The income-tax officer, like the auditor, is privy to significant information. Like an auditor, who is cast in the role of whistleblower by the Companies Bill, 2012, the income-tax officer can play a similar role and alert other authorities.

The Income-Tax (I-T) Department smells something fishy in gross undervaluation of shares of the Indian arm of Shell by as much as Rs 15,000 crore, while they were allotted to the Dutch parent a few years ago. It suspects the same about the shares of the Indian arm of Vodafone allotted to a Mauritius company.

SHELL EPISODE

Shell India has been contemptuous in its dismissal of the taxman’s concern on the ground that it would snuff out FDI! Really?

While it is true that allotment of shares results in a capital receipt for the Indian company, outside the pale of taxation, it is equally true that the Indian company and, by extension, the Indian economy has been short-changed to the extent the parent has been allotted shares at such a huge discount.

Who is to blame for this? It could be Foreign Investment Promotion Board or other authorities concerned with approving foreign investments. Shouldn’t these authorities consult the jurisdictional commissioner of income tax as well as the auditor of the Indian company, whose shares are proposed to be sold for a song to the foreigners?

INDEPENDENT VALUATION

Alternatively, shouldn’t they order independent valuation of shares from a credible accountancy firm? Don’t Indian companies making offshore issue of shares through Global Depository Receipts (GDR) seek to ensure that the GDRs issued abroad are at the same price or slightly more vis-à-vis the quotations for the underlying shares in the Indian bourses?

It is not as if the income-tax authorities’ word should be accepted as final, but in all fairness to them and the nation, the valuation by a pliable Indian subsidiary should not be accepted as sacrosanct either. That is why there is a need for independent valuation, unless the FIPB or other authorities concerned have the wherewithal, like the erstwhile Controller of Capital Issues, to make an in-house appraisal of valuation of shares.

There is a view that foreign companies have to be indulged at all costs and their shenanigans winked at on the ground — that it is we who need them more and not the other way round. To these worthies limitless royalties are kosher. Otherwise, they would not bring their best products and technologies to India, is their refrain.

While we should not scare away foreigners with jingoistic policies and utterances, there is no need to bend over backwards to please them; the truth is foreign companies at the end of the day have to hawk their products and technologies abroad, especially in the emerging markets, after exhausting their own markets back home.
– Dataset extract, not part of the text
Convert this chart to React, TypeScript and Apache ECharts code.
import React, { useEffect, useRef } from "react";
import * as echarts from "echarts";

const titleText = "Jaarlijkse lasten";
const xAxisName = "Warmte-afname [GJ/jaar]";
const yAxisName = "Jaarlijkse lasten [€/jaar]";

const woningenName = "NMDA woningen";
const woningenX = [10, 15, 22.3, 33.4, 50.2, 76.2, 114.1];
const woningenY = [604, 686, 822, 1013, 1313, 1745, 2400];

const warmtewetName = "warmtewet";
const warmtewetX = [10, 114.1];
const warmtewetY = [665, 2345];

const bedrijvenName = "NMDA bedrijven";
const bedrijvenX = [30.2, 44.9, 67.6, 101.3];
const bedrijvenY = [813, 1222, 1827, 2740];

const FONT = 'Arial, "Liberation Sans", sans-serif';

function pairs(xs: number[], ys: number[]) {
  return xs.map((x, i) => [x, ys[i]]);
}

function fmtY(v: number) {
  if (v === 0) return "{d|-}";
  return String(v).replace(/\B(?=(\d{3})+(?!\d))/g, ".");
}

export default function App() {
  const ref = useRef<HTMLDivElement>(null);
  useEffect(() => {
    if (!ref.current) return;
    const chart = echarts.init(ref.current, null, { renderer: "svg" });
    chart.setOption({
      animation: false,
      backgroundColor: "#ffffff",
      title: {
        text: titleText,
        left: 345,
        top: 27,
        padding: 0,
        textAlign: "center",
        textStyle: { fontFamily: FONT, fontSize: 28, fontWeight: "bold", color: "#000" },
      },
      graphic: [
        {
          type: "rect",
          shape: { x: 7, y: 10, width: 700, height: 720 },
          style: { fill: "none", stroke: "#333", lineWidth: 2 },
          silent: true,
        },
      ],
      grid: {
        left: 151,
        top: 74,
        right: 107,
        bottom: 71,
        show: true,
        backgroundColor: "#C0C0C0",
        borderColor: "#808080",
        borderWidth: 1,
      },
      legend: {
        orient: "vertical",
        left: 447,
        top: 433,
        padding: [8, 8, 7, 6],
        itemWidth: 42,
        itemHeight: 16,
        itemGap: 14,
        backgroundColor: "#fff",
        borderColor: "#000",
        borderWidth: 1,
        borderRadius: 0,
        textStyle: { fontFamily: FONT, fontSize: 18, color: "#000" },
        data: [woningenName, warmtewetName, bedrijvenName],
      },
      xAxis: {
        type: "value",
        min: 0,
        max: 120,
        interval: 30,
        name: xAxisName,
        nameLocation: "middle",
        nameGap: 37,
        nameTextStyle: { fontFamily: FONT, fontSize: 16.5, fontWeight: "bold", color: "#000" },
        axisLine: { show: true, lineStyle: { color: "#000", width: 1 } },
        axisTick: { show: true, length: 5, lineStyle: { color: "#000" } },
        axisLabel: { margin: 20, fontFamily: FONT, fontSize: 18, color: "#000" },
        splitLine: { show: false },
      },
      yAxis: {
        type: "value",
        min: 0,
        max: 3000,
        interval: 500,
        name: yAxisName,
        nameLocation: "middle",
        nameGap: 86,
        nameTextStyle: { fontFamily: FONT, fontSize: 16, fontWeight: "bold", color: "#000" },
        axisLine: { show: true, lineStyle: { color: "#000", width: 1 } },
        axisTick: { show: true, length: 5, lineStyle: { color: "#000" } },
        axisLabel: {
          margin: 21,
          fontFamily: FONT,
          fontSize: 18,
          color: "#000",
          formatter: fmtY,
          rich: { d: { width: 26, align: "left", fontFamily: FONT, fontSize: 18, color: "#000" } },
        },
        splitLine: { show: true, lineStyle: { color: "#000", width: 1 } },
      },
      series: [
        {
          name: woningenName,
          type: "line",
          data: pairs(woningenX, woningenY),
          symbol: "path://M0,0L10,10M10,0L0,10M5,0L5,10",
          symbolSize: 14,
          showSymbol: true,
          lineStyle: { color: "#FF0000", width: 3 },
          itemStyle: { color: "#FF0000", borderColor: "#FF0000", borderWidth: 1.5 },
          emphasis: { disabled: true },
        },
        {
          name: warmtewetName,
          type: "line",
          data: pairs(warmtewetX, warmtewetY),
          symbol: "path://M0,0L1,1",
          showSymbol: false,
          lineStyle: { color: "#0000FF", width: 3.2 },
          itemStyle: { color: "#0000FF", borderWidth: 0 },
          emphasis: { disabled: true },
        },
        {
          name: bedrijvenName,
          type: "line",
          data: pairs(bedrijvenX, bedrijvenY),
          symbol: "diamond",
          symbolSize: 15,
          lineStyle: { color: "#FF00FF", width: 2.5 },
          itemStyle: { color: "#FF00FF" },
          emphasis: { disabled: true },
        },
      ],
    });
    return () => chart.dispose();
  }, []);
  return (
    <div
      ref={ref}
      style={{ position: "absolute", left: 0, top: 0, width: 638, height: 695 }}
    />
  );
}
Allotment of equity for technology bristles with the same problem; often, technology is overvalued and shares of Indian companies are undervalued.

The immediate consequence of undervaluation of shares might appear to be just self-flagellation or self-denial. But should the Indian arm whose shares are on offer to the foreign companies decide to go public in future, it would introduce inequities between public shareholders and the foreign company.

One may turn around and say that promoters of Indian companies allot to themselves shares at a par and make a killing by unloading a minuscule part of their shareholding in the market, post-public issue, with shares issued to the public always being overpriced.

The contention, perverse as it is, could be if the Indian promoters can short-change the Indian public shareholders, so can the foreign promoters of Indian companies.

But two wrongs do not make a right. Just as premium fixation of IPOs in India would have to be rationalised, allotment of shares to foreign companies in their Indian arms too should be.

In fact, the consequence of undervaluation to foreign companies is graver in that precious foreign exchange is involved.

CREDITABLE ROLE

What lends credence to the suspicion of the I-T department in the context of Shell and Vodafone is these two have had a long presence in India and their operations are hugely profitable.

It is not as if the allotment of shares at huge discount is in consideration of them nursing the Indian arm assiduously.

On the contrary, they get to take a luscious bite into a fully ripe fruit, only to consolidate their grip on the venture.

The I-T authorities, instead of being pilloried for not knowing the difference between capital and revenue receipts, must be hailed for giving a wake-up call.

When such a small investment gets a disproportionate share of the equity pie, foreign companies would be getting a disproportionate share of profits, for which lesser mortals have to pay a premium.

Alas, the tax authorities should have exercised similar vigilance in the face of FIIs getting into the capital gains bandwagon and routing their investments through Cayman Islands and Mauritius.